Devletimizin resmi verilerine göre, işçilerin yaklaşık üçte birinin kazancı asgari ücret seviyesindedir. Asgari ücretin biraz üstünde gelir elde edenlerle birlikte, neredeyse her 3 işçiden 2’si asgari ücretli duruma gelmektedir. İşçinin vasfı, eğitimi, kıdemi dikkate alınarak bunun üzerinde bir ücret verilmesi uygulaması maalesef yaygın değildir.
Bu tablo, aslında ücretli çalışanların karşı karşıya bulundukları yaşama ve çalışma şartlarını ortaya koymaktadır. Bundan, başta işverenler olmak üzere herkes gereken dersi çıkarmalıdır.
Asgari ücret artışını gerekçe yaparak, çalışanları işsizlikle, kayıtdışı istihdamla tehdit etmek çıkar yol değildir. İş barışını ve sosyal barışı ortadan kaldırır.

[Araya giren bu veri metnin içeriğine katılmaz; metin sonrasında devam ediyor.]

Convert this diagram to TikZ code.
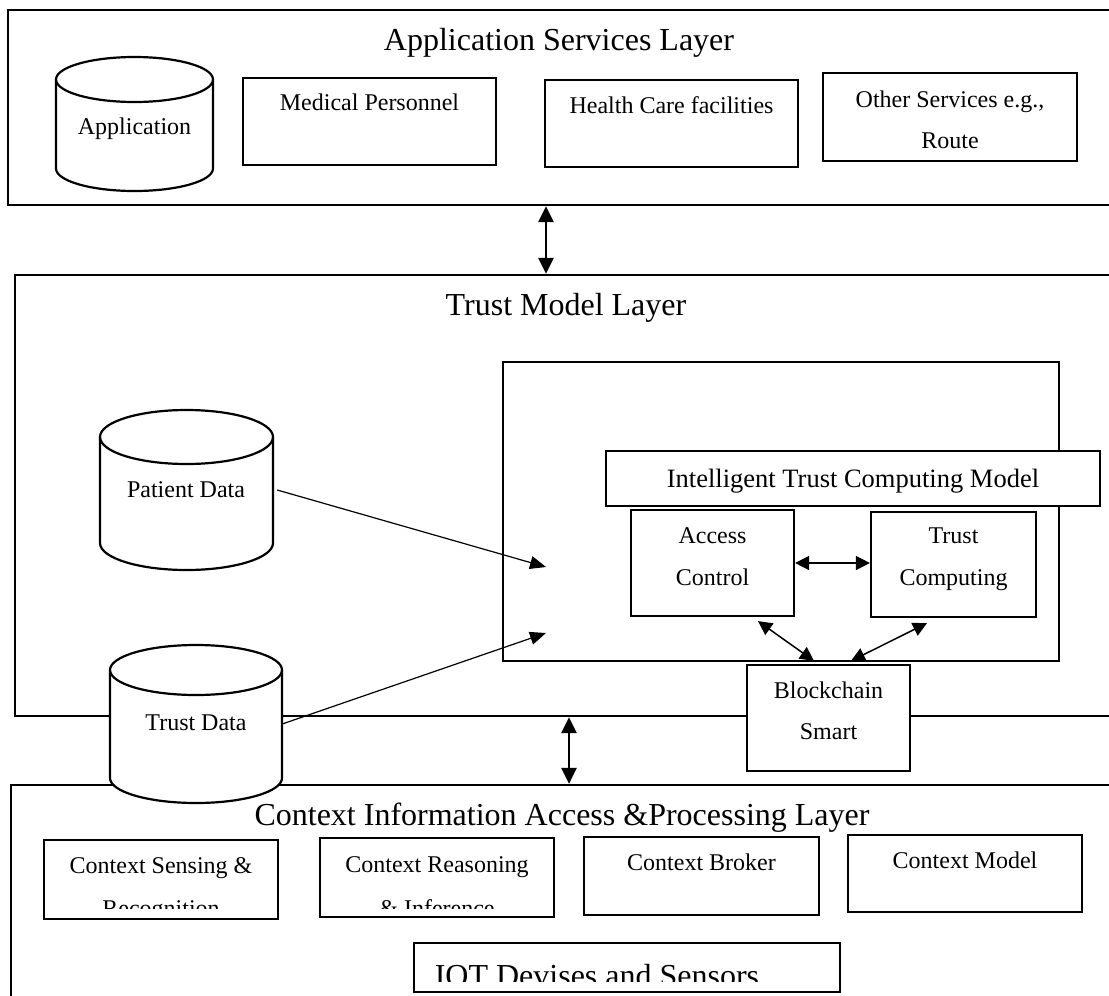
\documentclass[tikz,border=0pt]{standalone}
\usepackage{fontspec}
\setmainfont{Liberation Serif}
\usetikzlibrary{arrows.meta,calc}
\newcommand{\dbcyl}[6]{% name, cx, cy, rx, half-height, ry
  \filldraw[cyl] (#2-#4,#3-#5+#6) -- (#2-#4,#3+#5-#6)
    arc[start angle=180,end angle=360,x radius=#4pt,y radius=#6pt]
    -- (#2+#4,#3-#5+#6)
    arc[start angle=0,end angle=180,x radius=#4pt,y radius=#6pt] -- cycle;
  \draw[cyl,fill=none] (#2-#4,#3-#5+#6)
    arc[start angle=180,end angle=360,x radius=#4pt,y radius=#6pt];
  \node[inner sep=0pt, minimum width={2*#4}, minimum height={2*#5}] (#1) at (#2,#3) {};
}
\begin{document}
\begin{tikzpicture}[x=1pt,y=-1pt,
  layer/.style={draw, line width=2.2pt, rectangle, inner sep=0pt},
  box/.style={draw, line width=2.2pt, fill=white, rectangle, inner sep=0pt},
  ttl/.style={font=\fontsize{32}{38}\selectfont, inner sep=0pt, anchor=base},
  lbl/.style={font=\fontsize{24}{29}\selectfont, inner sep=0pt, anchor=base},
  cyl/.style={draw, line width=2.2pt, fill=white},
  thinarrow/.style={line width=1.2pt, -{Triangle[length=16pt,width=13pt]}},
  dblthick/.style={line width=2.8pt, {Triangle[length=16pt,width=15pt]}-{Triangle[length=16pt,width=15pt]}},
  dblthin/.style={line width=1.5pt, {Triangle[length=14pt,width=14pt]}-{Triangle[length=14pt,width=14pt]}},
]
\useasboundingbox (0,0) rectangle (1109,996);
\clip (0,0) rectangle (1109,996);

% layers
\node[layer, minimum width=1112pt, minimum height=195pt] (L1) at (564,107.5) {};
\node[layer, minimum width=1105pt, minimum height=441pt] (L2) at (567.5,495.5) {};
\node[layer, minimum width=1109pt, minimum height=225pt] (L3) at (565.5,897.5) {};

\node[ttl] (t1) at (559,50) {Application Services Layer};
\node[ttl] (t2) at (566,315) {Trust Model Layer};
\node[ttl] (t3) at (562,825) {Context Information Access \&Processing Layer};

% application services layer
\dbcyl{app}{134.5}{124}{78.5}{67}{22.5}
\node[lbl] (appT) at (134.5,134) {Application};
\node[box, minimum width=253pt, minimum height=87pt] (med) at (369.5,121.5) {};
\node[lbl] (medT) at (369.5,110) {Medical Personnel};
\node[box, minimum width=253pt, minimum height=87pt] (hcf) at (671.5,123.5) {};
\node[lbl] (hcfT) at (671.5,113) {Health Care facilities};
\node[box, minimum width=254pt, minimum height=88pt] (oth) at (950,117) {};
\node[lbl] (othT1) at (950,107) {Other Services e.g.,};
\node[lbl] (othT2) at (950,148) {Route};

% trust model layer
\node[layer, minimum width=556pt, minimum height=299pt] (inner) at (781,511.5) {};
\node[box, minimum width=494pt, minimum height=55pt] (itcm) at (853,478.5) {};
\node[lbl, font=\fontsize{26.5}{30}\selectfont] (itcmT) at (853,487) {Intelligent Trust Computing Model};
\node[box, minimum width=163pt, minimum height=106pt] (ac) at (712.5,563) {};
\node[lbl] (acT1) at (712.5,543) {Access};
\node[lbl] (acT2) at (712.5,585) {Control};
\node[box, minimum width=165pt, minimum height=105pt] (tc) at (953.5,564.5) {};
\node[lbl] (tcT1) at (953.5,543) {Trust};
\node[lbl] (tcT2) at (953.5,585) {Computing};
\node[box, minimum width=163pt, minimum height=106pt] (bc) at (828.5,718) {};
\node[lbl] (bcT1) at (828.5,698) {Blockchain};
\node[lbl] (bcT2) at (828.5,739) {Smart};

\dbcyl{pd}{186.5}{490}{86.5}{80}{27}
\node[lbl] (pdT) at (186,497) {Patient Data};
\dbcyl{td}{196}{724}{86}{79}{25}
\node[lbl] (tdT) at (196,730) {Trust Data};

% context layer
\node[box, minimum width=234pt, minimum height=79pt] (csr) at (161,879.5) {};
\node[lbl] (csrT1) at (161,873) {Context Sensing \&};
\begin{scope}
  \clip (csr.north west) rectangle ([yshift=12pt]csr.south east);
  \node[lbl] (csrT2) at (161,916) {Recognition};
\end{scope}
\node[box, minimum width=234.5pt, minimum height=79pt] (cri) at (437,877.5) {};
\node[lbl] (criT1) at (437,872) {Context Reasoning};
\begin{scope}
  \clip (cri.north west) rectangle ([yshift=10pt]cri.south east);
  \node[lbl] (criT2) at (437,916) {\& Inference};
\end{scope}
\node[box, minimum width=235pt, minimum height=78pt] (cb) at (701.5,876) {};
\node[lbl] (cbT) at (701.5,870) {Context Broker};
\node[box, minimum width=234pt, minimum height=77pt] (cm) at (965,873.5) {};
\node[lbl] (cmT) at (965,868) {Context Model};
\node[box, minimum width=426pt, minimum height=49pt] (iot) at (627,967.5) {};
\begin{scope}
  \clip (iot.north west) rectangle ([yshift=12pt]iot.south east);
  \node[ttl] (iotT) at (597,986) {IOT Devises and Sensors};
\end{scope}

% connectors
\coordinate (p1) at (546,567);
\coordinate (p2) at (546,633);
\draw[thinarrow] ([xshift=4pt]pd.east) -- (p1);
\draw[thinarrow] (td.east) -- (p2);

\coordinate (v1) at (546,0);
\coordinate (v2) at (569,0);
\draw[dblthick] (v1 |- L1.south) -- (v1 |- L2.north);
\draw[dblthick] (v2 |- L2.south) -- (v2 |- L3.north);

\draw[dblthin] (ac.east) -- (ac.east -| tc.west);
\draw[dblthin] ([xshift=45.5pt,yshift=-4pt]ac.south) -- ([xshift=-14.5pt,yshift=3pt]bc.north);
\draw[dblthin] ([xshift=-26.5pt,yshift=-5pt]tc.south) -- ([xshift=22.5pt,yshift=3pt]bc.north);
\end{tikzpicture}
\end{document}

Türkiye, düşük ücret politikasıyla rekabet şartlarını sağlamaya çalışan bir ülke olmamalıdır. İnsanların çaresizliği istismar edilmemelidir. Sosyal devlete yakışan, buna izin vermemektir.

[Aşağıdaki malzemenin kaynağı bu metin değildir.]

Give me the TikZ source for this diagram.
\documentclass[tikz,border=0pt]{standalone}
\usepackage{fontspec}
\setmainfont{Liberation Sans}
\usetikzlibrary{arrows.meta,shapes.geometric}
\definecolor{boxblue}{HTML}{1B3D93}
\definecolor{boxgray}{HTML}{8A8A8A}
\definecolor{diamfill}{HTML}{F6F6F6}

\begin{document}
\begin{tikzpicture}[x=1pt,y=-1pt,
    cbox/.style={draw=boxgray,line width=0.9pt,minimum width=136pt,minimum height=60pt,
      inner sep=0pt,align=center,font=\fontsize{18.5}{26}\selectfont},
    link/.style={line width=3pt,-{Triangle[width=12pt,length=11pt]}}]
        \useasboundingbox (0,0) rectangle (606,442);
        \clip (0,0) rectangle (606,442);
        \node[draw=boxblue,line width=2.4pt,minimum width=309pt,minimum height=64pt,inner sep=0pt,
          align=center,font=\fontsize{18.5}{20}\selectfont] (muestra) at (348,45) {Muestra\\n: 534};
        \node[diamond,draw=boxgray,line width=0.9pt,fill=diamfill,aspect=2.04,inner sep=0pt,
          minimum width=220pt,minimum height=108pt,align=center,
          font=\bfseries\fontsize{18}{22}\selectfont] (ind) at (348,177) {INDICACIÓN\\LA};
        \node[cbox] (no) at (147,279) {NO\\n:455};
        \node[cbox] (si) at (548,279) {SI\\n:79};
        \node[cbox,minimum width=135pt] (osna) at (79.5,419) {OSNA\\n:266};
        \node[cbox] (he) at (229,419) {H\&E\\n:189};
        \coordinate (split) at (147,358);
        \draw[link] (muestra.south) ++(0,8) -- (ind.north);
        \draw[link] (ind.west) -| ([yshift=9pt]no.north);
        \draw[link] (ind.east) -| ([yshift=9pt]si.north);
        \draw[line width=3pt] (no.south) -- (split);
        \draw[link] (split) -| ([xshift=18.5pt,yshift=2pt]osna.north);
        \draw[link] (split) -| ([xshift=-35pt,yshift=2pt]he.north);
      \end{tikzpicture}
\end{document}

Çalışan her kimsenin, kendisine ve ailesine insanlık onuruna uygun bir yaşayış sağlayan adil ve elverişli bir ücret hakkı bulunmaktadır. Ücretin temel insan haklarının güvencesi altında bir sosyal hak niteliği taşıması, asgari ücret kavramının da kaynağını ve temelini oluşturmaktadır.

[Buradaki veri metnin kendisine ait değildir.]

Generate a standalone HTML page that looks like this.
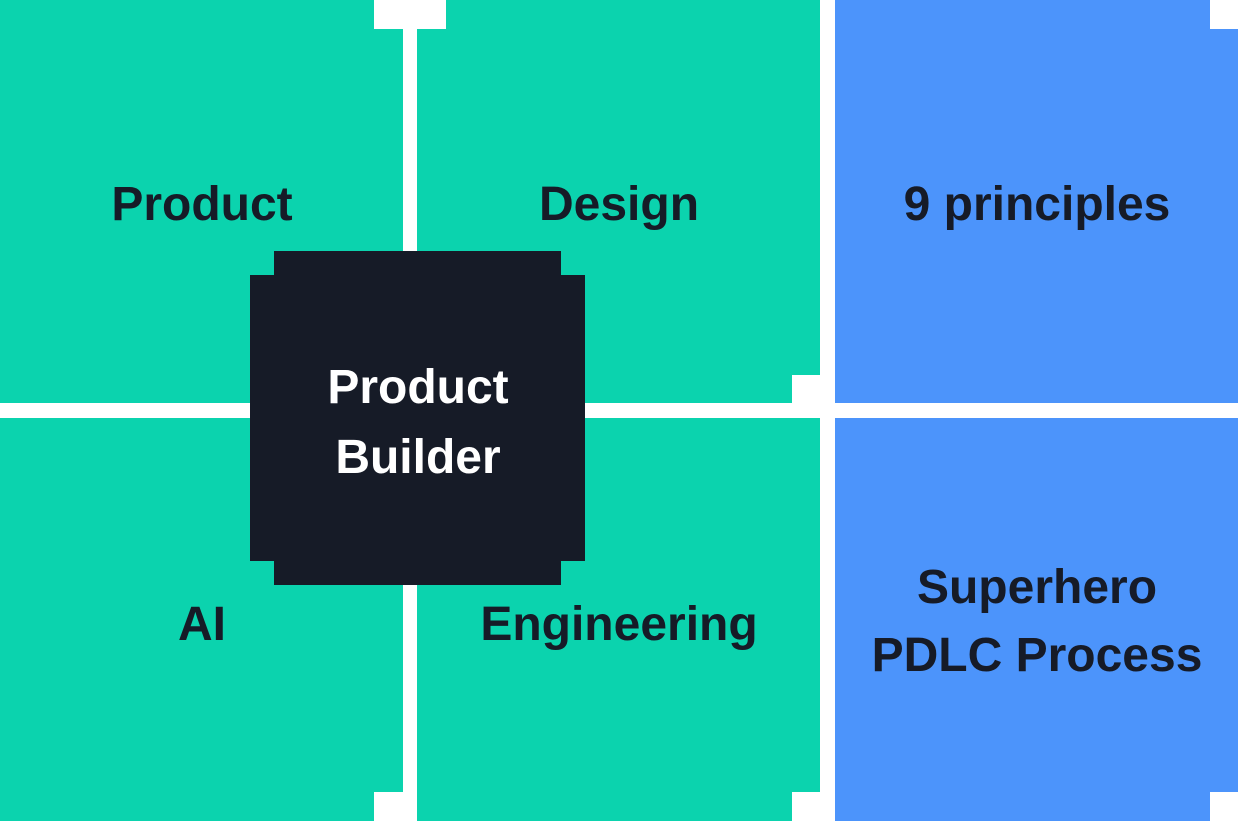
<!DOCTYPE html>
<html><head><meta charset="utf-8"><style>
html,body{margin:0;padding:0;background:#fff;}
svg{display:block}
text{font-family:"Liberation Sans",sans-serif;font-weight:bold;font-size:48px;text-anchor:middle;fill:#161B27}
</style></head><body>
<svg width="1239" height="822" viewBox="0 0 1239 822" xmlns="http://www.w3.org/2000/svg">
<!-- top-left -->
<polygon fill="#0BD3AE" points="0,0 374,0 374,29 403,29 403,403 0,403"/>
<!-- top-middle -->
<polygon fill="#0BD3AE" points="446,0 820,0 820,375 792,375 792,403 417,403 417,29 446,29"/>
<!-- bottom-left -->
<polygon fill="#0BD3AE" points="0,418 403,418 403,792 374,792 374,821 0,821"/>
<!-- bottom-middle -->
<polygon fill="#0BD3AE" points="417,418 820,418 820,792 792,792 792,821 417,821"/>
<!-- blue -->
<polygon fill="#4C94FB" points="835,0 1210,0 1210,29 1238,29 1238,403 835,403"/>
<polygon fill="#4C94FB" points="835,418 1238,418 1238,792 1210,792 1210,821 835,821"/>
<!-- dark center -->
<polygon fill="#161B27" points="274,251 561,251 561,275 585,275 585,561 561,561 561,585 274,585 274,561 250,561 250,275 274,275"/>
<text x="202" y="220">Product</text>
<text x="619" y="220">Design</text>
<text x="1037" y="220">9 principles</text>
<text x="202" y="640">AI</text>
<text x="619" y="640">Engineering</text>
<text x="1037" y="603">Superhero</text>
<text x="1037" y="671">PDLC Process</text>
<text x="418" y="403" style="fill:#fff">Product</text>
<text x="418" y="473" style="fill:#fff">Builder</text>
</svg>
</body></html>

Komisyonumuz bunun gereklerini yerine getirmek durumundadır.
Bu ülkenin sağladığı imkanlarla gelir ve servet elde edenler, topluma ve işçiye karşı yükümlülüklerini artık yerine getirmelidir. Refahı adil paylaşmanın gereği yapılmalıdır.
Daha önce ifade ettiğimiz gibi, asgari ücret çalışmalarında belirleyici olan Hükümetin yaklaşımı ve bakış açısıdır. Geçmişte zaman zaman bu yönde olumlu irade sergilenmiş, ancak bu sürekli olamamıştır.
Sayın Bakanım,
Hükümetiniz bu kez yaklaşımını çok açık ortaya koymuştur. Şimdiye kadar ki asgari ücret belirlemelerinde sürdürülen kısır döngüyü kıracak bir yaklaşım gösterilmiştir.
Asgari Ücret Tespit Komisyonunun Değerli Üyeleri,
Değerli Basın Mensupları,
Asgari ücret konusundaki yaklaşımımız, savunduğumuz ilkeler bilinmektedir. İşçi kesimi olarak;
• Anayasa’da yer alan “geçim şartları” yaklaşımının dikkate alınmasını;
• İşçinin ailesi ile birlikte günün ekonomik ve sosyal koşullarına göre insanca yaşamasını mümkün kılacak, insanlık onuruyla bağdaşacak bir tutarın esas olmasını;
• İşçinin ve ailesinin harcama kalıbının esas alınması ve hesaplamalarda Türkiye İstatistik Kurumu verilerinin kullanılmasını;
• Bilimsel verilerle hesaplanan net tutarın işçinin eline geçmesinin sağlanmasını;
• Sanayi/tarım ve yaş, cinsiyet ayırımı yapılmadan ulusal düzeyde tek olmasını;
• İşçilerin arasında nitelik, kıdem, işin mahiyeti gibi ekonomik amaçlı değerlendirmelerin tümünden bağımsız olarak ele alınmasını, ekonomik ölçülerin ötesinde sosyal bir ücret olarak kabul edilmesini;
• İşçinin satın alma gücünün ileriye dönük olarak korunabilmesi için gerekli bir iyileştirmenin ayrıca ilave edilmesini;
• Belirleme yapılırken en düşük devlet memuru maaşının dikkate alınmasını;
• Gelir dağılımında adaleti sağlamaya yönelik olarak ayrıca refahtan pay içermesini,
talep ediyor ve savunuyoruz.
Beklentimiz; asgari ücretin pazarlık ücreti olmadığı, bilimsel, objektif yöntemler ve güvenilir verilerle tespit edilen taban ücret olduğu genel kabulüne uygun çalışmaların yapılmasıdır.
İşçi kesimi olarak Komisyon çalışmalarına katkımız bu çerçeve içinde mümkün olacaktır.
Yapılacak çalışmaların ülkeye ve taraflara yararlı olmasını ve olumlu sonuçlanmasını temenni ederiz.